■ Stated task ■
Records follow. Pull out every line that contains "this".

■ Information provided ■

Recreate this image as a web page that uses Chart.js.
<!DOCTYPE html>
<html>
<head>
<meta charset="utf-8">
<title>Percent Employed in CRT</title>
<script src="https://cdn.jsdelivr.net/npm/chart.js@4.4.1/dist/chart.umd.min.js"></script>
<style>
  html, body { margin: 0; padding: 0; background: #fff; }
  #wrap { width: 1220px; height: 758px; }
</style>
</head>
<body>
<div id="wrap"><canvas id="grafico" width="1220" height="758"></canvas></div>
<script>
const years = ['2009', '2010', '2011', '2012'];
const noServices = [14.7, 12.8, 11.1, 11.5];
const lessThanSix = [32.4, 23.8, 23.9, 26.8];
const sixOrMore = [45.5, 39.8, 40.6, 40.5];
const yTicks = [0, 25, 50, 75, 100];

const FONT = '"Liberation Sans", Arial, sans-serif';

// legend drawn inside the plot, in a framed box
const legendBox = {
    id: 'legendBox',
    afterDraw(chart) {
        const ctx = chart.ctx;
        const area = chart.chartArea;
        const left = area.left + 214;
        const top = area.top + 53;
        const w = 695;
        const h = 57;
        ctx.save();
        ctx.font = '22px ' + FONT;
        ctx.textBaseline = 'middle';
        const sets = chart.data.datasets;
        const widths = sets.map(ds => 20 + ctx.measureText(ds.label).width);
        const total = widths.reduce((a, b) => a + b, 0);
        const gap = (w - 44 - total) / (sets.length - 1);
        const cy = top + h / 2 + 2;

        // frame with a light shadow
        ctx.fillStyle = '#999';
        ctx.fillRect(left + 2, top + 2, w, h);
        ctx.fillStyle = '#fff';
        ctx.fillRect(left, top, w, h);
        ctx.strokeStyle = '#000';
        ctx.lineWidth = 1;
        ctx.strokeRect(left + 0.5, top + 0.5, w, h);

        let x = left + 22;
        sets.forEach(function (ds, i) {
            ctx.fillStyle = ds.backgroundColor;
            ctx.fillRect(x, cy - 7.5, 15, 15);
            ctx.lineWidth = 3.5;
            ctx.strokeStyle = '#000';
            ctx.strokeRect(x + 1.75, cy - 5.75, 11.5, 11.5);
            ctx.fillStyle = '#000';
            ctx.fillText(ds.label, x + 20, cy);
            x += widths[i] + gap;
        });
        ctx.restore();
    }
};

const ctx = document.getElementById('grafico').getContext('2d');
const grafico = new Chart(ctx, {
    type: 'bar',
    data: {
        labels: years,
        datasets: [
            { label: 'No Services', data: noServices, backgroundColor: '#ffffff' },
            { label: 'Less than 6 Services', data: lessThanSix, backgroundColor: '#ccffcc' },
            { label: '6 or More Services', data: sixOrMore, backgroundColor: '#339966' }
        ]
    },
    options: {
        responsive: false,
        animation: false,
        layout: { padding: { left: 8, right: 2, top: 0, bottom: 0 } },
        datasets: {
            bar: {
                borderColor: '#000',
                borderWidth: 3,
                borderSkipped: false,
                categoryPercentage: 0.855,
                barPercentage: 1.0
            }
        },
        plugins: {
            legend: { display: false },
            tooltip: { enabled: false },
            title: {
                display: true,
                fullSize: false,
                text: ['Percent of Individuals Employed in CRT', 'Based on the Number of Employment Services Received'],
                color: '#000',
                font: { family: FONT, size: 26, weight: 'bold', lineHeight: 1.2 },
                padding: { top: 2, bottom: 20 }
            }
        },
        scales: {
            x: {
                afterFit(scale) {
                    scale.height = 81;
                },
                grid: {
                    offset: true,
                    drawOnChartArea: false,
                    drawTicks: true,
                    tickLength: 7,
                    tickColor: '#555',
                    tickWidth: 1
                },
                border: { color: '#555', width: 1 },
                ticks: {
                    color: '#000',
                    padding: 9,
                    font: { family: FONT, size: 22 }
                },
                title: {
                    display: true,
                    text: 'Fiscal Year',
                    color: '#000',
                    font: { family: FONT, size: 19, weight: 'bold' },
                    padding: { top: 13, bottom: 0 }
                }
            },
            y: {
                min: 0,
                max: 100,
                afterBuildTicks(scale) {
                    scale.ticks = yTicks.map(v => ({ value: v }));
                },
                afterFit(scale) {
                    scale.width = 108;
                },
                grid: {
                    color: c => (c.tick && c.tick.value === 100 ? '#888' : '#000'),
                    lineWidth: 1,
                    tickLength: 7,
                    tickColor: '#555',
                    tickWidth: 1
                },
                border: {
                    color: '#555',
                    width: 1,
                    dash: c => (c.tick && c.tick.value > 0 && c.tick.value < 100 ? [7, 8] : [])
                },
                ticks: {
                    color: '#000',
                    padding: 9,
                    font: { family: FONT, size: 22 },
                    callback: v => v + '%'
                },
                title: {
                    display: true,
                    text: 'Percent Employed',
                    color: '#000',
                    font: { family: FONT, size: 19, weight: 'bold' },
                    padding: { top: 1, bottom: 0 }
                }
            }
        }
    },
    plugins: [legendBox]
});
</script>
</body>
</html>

* * *

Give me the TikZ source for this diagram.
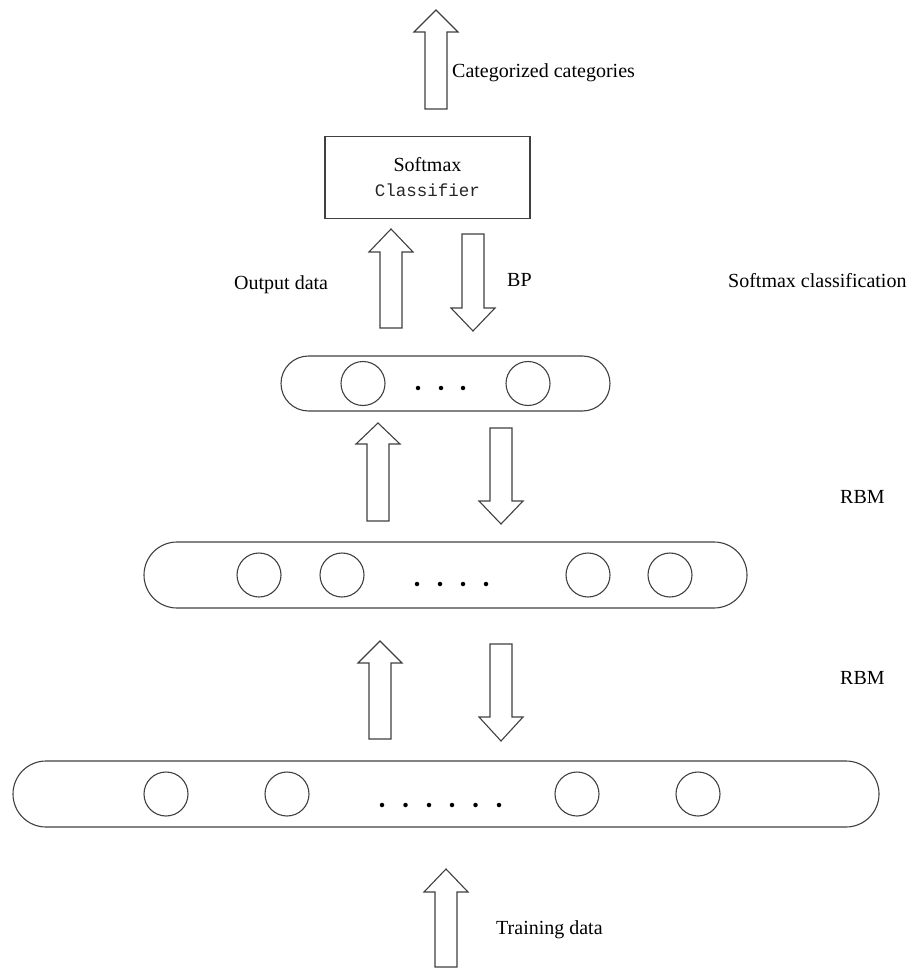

■ Task answer ■
Recreate this image as a web page that uses Chart.js.
Give me the TikZ source for this diagram.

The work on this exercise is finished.